▶ _GIVEN REQUEST_:
In the material below, find each line holding the string "this" and copy it.

▶ _DATA SUPPLIED_:
------------------------------------
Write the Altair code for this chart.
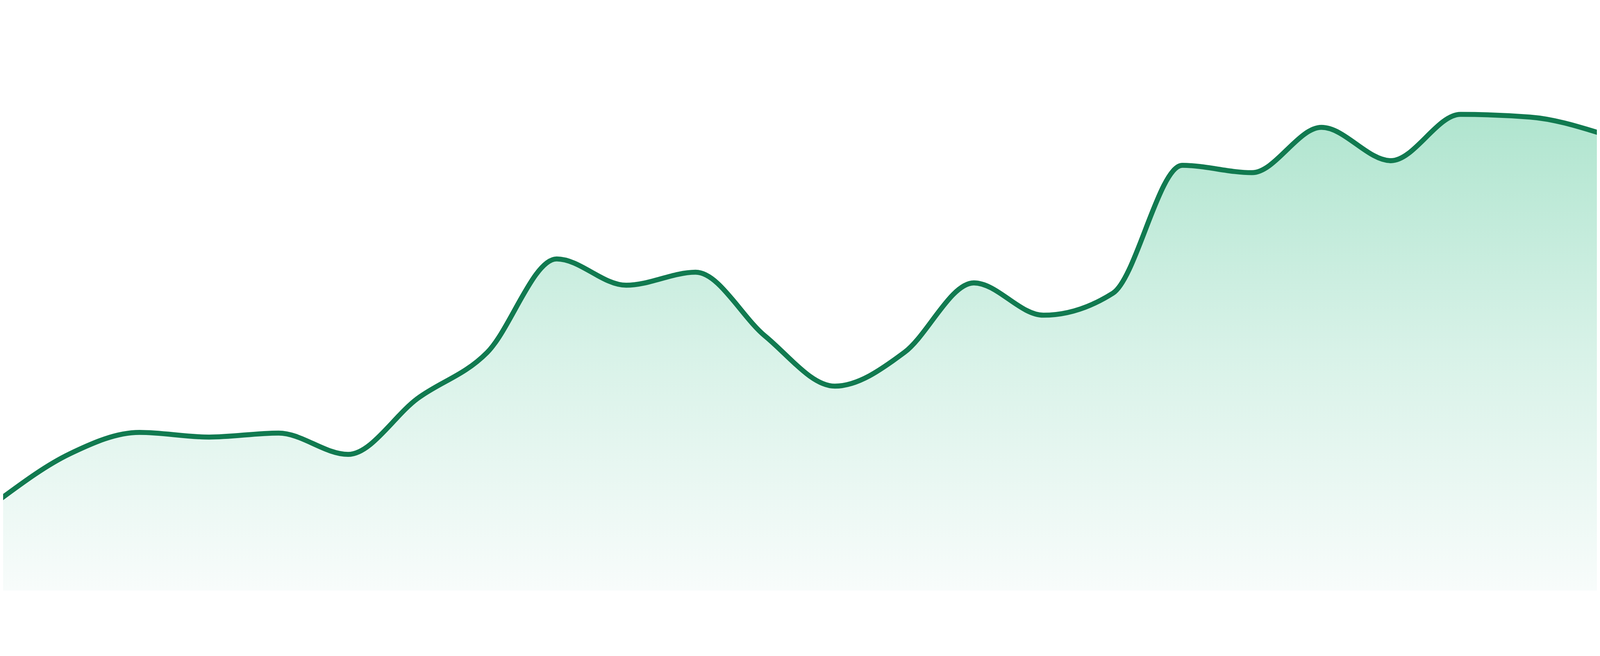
------------------------------------
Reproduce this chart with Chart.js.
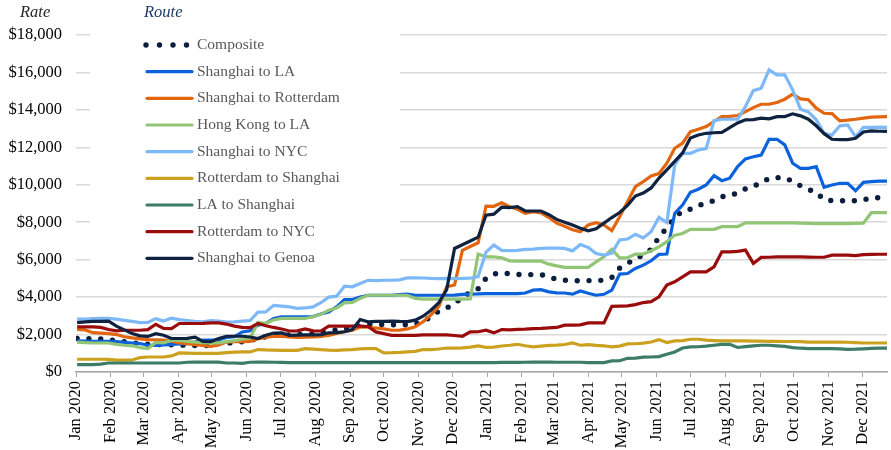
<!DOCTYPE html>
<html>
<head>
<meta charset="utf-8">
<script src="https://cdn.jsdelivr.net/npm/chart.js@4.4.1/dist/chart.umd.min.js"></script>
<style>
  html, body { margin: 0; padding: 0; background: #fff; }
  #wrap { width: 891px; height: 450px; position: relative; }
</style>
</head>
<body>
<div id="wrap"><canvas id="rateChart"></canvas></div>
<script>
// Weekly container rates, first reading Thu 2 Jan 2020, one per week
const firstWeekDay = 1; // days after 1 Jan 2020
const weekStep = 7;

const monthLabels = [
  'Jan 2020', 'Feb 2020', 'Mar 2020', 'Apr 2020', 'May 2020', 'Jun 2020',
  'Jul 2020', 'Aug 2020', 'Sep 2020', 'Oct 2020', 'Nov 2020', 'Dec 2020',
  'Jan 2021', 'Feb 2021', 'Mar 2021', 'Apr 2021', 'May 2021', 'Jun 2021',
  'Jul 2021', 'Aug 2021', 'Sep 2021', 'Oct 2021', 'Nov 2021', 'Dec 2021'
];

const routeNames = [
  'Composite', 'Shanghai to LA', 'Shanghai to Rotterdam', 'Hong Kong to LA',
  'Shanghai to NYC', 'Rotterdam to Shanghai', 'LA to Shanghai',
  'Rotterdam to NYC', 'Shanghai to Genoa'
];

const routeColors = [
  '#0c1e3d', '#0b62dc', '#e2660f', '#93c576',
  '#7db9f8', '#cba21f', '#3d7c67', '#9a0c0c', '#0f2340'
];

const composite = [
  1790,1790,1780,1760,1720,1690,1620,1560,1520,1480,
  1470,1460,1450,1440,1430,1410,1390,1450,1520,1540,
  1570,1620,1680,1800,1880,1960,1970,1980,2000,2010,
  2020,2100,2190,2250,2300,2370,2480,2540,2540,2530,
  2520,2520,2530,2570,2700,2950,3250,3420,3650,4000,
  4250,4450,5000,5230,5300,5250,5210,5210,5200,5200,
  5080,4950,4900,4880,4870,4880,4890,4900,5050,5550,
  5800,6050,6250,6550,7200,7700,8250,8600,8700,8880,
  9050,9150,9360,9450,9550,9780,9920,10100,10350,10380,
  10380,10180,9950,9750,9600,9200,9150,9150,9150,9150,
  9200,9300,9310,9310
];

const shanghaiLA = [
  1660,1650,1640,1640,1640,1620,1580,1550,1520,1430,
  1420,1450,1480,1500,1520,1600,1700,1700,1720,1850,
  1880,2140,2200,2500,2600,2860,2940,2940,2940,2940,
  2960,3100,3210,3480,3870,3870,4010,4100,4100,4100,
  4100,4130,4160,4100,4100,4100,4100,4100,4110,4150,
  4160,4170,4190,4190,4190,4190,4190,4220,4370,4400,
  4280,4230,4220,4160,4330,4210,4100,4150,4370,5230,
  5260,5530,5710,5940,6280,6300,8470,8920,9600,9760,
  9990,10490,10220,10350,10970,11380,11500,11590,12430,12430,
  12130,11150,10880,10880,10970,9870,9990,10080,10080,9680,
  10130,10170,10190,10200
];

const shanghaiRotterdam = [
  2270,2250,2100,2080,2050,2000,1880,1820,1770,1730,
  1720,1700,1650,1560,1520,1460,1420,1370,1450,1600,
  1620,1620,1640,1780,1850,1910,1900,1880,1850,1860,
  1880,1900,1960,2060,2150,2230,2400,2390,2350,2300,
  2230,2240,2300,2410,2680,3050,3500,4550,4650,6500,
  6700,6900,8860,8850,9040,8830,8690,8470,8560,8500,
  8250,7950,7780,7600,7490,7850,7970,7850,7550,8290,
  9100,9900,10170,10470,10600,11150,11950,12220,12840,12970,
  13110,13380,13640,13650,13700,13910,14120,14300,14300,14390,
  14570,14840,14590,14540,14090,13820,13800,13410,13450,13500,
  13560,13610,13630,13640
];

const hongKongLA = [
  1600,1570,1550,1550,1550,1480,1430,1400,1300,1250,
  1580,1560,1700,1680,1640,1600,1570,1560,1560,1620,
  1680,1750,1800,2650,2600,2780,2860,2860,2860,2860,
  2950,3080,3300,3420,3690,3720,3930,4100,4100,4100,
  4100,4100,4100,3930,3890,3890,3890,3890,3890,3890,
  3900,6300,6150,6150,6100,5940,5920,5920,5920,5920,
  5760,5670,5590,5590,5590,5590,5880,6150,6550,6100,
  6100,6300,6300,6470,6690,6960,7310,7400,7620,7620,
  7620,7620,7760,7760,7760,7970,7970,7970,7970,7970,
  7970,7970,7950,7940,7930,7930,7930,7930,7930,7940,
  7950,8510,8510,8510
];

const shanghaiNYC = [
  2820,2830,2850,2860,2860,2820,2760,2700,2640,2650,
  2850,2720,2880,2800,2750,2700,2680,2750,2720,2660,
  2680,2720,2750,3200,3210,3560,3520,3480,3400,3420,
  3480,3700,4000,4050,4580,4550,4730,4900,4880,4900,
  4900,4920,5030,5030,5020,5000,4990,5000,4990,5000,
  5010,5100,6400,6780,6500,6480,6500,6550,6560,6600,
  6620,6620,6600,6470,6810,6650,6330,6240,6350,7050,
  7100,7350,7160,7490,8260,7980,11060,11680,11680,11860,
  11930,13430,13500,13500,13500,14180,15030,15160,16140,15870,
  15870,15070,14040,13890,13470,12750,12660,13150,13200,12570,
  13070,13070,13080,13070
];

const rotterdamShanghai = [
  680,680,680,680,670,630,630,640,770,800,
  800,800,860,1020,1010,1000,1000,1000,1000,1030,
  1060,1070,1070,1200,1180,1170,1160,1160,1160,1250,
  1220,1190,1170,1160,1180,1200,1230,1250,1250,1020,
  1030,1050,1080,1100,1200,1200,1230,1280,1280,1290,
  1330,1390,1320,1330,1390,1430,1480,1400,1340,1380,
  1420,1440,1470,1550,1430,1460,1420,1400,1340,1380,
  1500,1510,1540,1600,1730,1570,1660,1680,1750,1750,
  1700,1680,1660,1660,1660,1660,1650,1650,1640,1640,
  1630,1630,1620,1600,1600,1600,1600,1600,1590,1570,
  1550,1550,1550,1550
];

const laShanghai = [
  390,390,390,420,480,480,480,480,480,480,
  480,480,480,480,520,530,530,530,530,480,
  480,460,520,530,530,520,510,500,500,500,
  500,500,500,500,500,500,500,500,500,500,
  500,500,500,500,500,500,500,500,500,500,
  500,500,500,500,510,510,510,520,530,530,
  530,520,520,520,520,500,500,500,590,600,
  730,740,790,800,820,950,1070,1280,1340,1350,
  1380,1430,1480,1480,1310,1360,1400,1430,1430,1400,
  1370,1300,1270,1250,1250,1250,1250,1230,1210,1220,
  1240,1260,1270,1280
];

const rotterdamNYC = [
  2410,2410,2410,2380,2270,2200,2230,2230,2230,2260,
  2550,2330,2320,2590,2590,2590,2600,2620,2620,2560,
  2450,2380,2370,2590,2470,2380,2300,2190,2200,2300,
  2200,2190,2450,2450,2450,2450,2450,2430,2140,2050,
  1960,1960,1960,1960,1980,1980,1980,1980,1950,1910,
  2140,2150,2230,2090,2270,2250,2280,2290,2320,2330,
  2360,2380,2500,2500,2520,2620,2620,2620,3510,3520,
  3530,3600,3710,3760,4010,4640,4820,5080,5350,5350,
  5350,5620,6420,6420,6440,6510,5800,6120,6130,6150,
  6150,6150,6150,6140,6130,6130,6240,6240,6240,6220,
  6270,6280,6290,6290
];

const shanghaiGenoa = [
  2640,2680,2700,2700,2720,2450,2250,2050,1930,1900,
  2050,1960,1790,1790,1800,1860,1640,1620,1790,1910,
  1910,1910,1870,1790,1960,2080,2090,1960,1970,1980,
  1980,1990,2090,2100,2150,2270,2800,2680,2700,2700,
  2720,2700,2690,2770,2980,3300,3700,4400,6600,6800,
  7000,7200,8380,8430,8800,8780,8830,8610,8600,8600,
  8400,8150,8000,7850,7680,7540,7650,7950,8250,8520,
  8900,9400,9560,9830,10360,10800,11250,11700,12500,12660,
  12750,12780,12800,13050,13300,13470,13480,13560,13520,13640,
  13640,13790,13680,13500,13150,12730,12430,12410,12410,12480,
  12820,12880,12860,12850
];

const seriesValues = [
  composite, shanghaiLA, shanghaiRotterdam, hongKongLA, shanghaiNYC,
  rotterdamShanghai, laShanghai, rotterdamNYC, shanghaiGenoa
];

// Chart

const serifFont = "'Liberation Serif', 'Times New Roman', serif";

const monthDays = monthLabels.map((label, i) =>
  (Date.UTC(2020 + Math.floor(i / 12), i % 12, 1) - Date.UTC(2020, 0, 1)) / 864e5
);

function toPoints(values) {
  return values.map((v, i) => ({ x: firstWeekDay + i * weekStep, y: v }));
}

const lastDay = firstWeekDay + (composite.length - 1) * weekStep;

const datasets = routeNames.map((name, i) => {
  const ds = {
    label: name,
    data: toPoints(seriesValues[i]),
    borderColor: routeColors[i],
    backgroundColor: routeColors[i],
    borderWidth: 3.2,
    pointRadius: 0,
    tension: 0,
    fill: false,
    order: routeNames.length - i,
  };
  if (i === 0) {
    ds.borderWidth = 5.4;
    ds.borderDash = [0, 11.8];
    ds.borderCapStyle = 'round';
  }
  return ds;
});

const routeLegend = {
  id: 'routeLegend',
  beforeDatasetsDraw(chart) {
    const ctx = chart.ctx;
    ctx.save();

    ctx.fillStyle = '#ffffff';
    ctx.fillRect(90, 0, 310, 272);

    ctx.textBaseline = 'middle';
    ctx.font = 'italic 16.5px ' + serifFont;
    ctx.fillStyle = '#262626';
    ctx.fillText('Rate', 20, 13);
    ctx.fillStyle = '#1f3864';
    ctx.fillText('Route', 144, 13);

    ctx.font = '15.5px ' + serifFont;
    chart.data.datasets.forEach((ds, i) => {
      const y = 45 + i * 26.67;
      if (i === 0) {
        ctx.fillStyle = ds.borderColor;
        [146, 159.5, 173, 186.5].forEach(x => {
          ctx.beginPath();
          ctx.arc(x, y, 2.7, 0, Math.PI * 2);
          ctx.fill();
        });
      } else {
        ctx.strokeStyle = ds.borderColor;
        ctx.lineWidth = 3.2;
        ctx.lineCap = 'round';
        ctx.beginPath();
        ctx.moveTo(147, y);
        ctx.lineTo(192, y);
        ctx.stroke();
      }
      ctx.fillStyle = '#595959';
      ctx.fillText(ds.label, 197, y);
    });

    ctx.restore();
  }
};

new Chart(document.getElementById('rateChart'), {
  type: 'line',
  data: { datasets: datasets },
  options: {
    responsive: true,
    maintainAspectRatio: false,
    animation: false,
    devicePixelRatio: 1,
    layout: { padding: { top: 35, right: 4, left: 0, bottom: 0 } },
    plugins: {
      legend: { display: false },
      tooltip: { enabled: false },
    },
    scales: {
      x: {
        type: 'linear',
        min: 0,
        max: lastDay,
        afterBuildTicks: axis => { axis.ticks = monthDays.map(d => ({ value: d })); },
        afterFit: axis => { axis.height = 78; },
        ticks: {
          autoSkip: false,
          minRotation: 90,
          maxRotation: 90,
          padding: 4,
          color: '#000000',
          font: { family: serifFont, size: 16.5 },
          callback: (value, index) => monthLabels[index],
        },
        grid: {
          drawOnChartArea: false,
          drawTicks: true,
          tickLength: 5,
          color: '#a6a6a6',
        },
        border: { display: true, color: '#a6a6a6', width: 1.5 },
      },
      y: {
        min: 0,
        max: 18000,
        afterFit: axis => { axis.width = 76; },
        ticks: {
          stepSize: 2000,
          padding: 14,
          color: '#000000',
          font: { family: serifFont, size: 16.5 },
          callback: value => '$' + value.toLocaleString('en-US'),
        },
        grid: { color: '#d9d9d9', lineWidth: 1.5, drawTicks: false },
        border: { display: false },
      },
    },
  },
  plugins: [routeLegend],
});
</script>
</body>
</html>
------------------------------------
▶ _EXERCISE ANSWER_:
Write the Altair code for this chart.
Reproduce this chart with Chart.js.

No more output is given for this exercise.